Durch diese Verbindung kann das Subjekt Steuerungsaktionen bereits
auslösen, bevor Veränderungen der Umwelt das Fließgleichgewicht
unmittelbar erreicht haben (Abbildung 6).
Für das subjektwissenschaftliche Verständnis der
Steuerung ist das Zusammenwirken der internen Steuerkomponente mit der
dermalen Komponente bedeutsam. Auf den ersten Blick scheint die interne
Steuerkomponente überflüssig zu sein, die dermale Steuerkomponente kann
die erforderliche Funktion auch unmittelbar erfüllen (Abbildung 7). Eine
solche Konstellation wäre jedoch kein Subjekt mehr, es wäre nicht mehr
selbstgesteuert, sondern umweltgesteuert, also fremdgesteuert und damit
fremdbestimmt. Erst die interne Steuerkomponente gewährleistet Autonomie
und Selbstbestimmtheit.
Deshalb darf diese Verbindung nicht starr sein, sondern
muss gewährleisten, dass sie nur zustande kommt, wenn auch das Signal der
dermalen Komponente die Selbsterhaltung des Subjekts gewährleisten würde.

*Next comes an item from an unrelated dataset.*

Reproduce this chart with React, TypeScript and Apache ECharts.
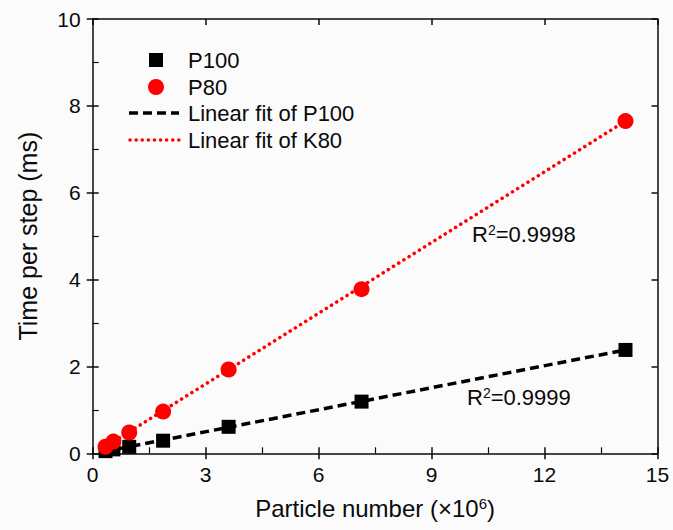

Anderenfalls geht die Steuerfunktion wieder an die primäre, interne
Steuerkomponente über, welche die Selbsterhaltung autonom (d.h. auch im
Rahmen der konstellationsbedingten Limits) gewährleistet.
IIn der
Herstellung dieser Verbindung wird die interne Information der ASD über
den dermalen Rezeptor auf Parameter des Gegenstandes übertragen. Die
Parameter des Gegenstandes werden dermalen Parameter werden so zum Träger
dieser Information. Auf diese Weise werden die Parameter des Gegenstandes
zur Information, mit der das Subjekt seine Tätigkeit steuert. Wenn da
Subjekt die Verbindung wieder löst, geht auch die Information des
Gegenstandes verloren./1/
Zur Beschreibung der Funktionsweise dieser neuen
funktionellen Komponente können nun wieder die Termini der
Nachrichtentechnik und Informationstheorie angewendet werden. Ihre
Bedeutungen erhalten dadurch Ergänzungen.

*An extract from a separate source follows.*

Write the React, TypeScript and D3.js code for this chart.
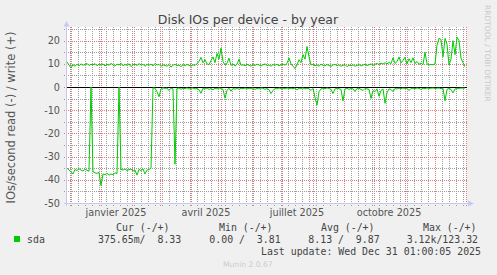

Das Standardmodell der Steuerungs- und
Informationstheorie beruht auf einer Beziehung zwischen Subjekt und einem
zu steuernden System, wobei das Subjekt die dazu erforderliche
Information bereit stellt (←).
In der ursprünglichen Form der Tätigkeit ist das
zweite Glied dieses Modells nicht ein System, sondern ein Gegenstand, und
der Gegenstand wird nicht gesteuert, sondern angeeignet und dadurch
zerstört (Abbildung
3←).
Der Begriff der Steuerung bildet im hier beschriebenen Zusammenhang nicht eine Beziehung des Subjekts zur Umwelt ab, sondern eine
Beziehung des Subjekts zu sich selbst. Steuerung der ursprünglichen
Tätigkeit ist also ebenso eine reflexive Aktion wie die DSA des einfachen
selbsterhaltenden Subjekts (
).
Die Information entsteht in der
ursprünglichen Steuerung der DSA aus der Abweichung der
Fließgeschwindigkeit von der Norm des Fließgleichgewichts. Sie bestimmt
das Maß der Änderung des Designs der Steuerkomponente. Diese Änderung des
Designs wird als Signal transportiert. Das Signal ist so zum Träger
der Information geworden. Im Steuerzentrum wird diese Information in ein
weiteres Signal umgewandelt, das zum Effektor transportiert wird und das
die Anpassung der Fließgeschwindigkeit an die Norm nach dem Maß der
enthaltenen Information bewirkt.
Im Unterschied dazu trägt das Signal des dermalen
Rezeptors zunächst keine Information, denn die entsteht erst in der DSA.
Die Veränderung ihres Designs wird nicht durch eine Beziehung zur
Fließgeschwindigkeit der sinngebenden Komponente bestimmt, sondern durch
Veränderungen des Gegenstandes. Eine Beziehung dieses Signals zur
Fließgeschwindigkeit der sinngebenden Komponente erfolgt erst durch die
Verbindung des dermalen Signals mit dem ursprünglichen Signal in der DSA.
Erst hier erhält das Signal seine Information und wird zum Träger von
Information.
Die Information ist also nicht als Eigenschaft der
Gegenstände, der Umwelt zu verstehen, sondern als Leistung der
Selbsterhaltung von Subjekten. Sie wird in der Tätigkeit erzeugt und dann
auf Gegenstände, Eigenschaften und Prozesse übertragen, die so zu
Signalen, zu Trägern der vom Subjekt erzeugten Information werden.
Diese Information wird dann in spezifischen
Tätigkeiten, die sich auf die Erhaltung von Systemen richten, auch zur
Steuerung der Systeme verwendet, wodurch wiederum die Selbsterhaltung der
Subjekte gewährleistet wird. Erst dieser letzte Zusammenhang ist Grundlage
des Sender - Empfänger - Modells der Steuerungs- und Informationstheorie.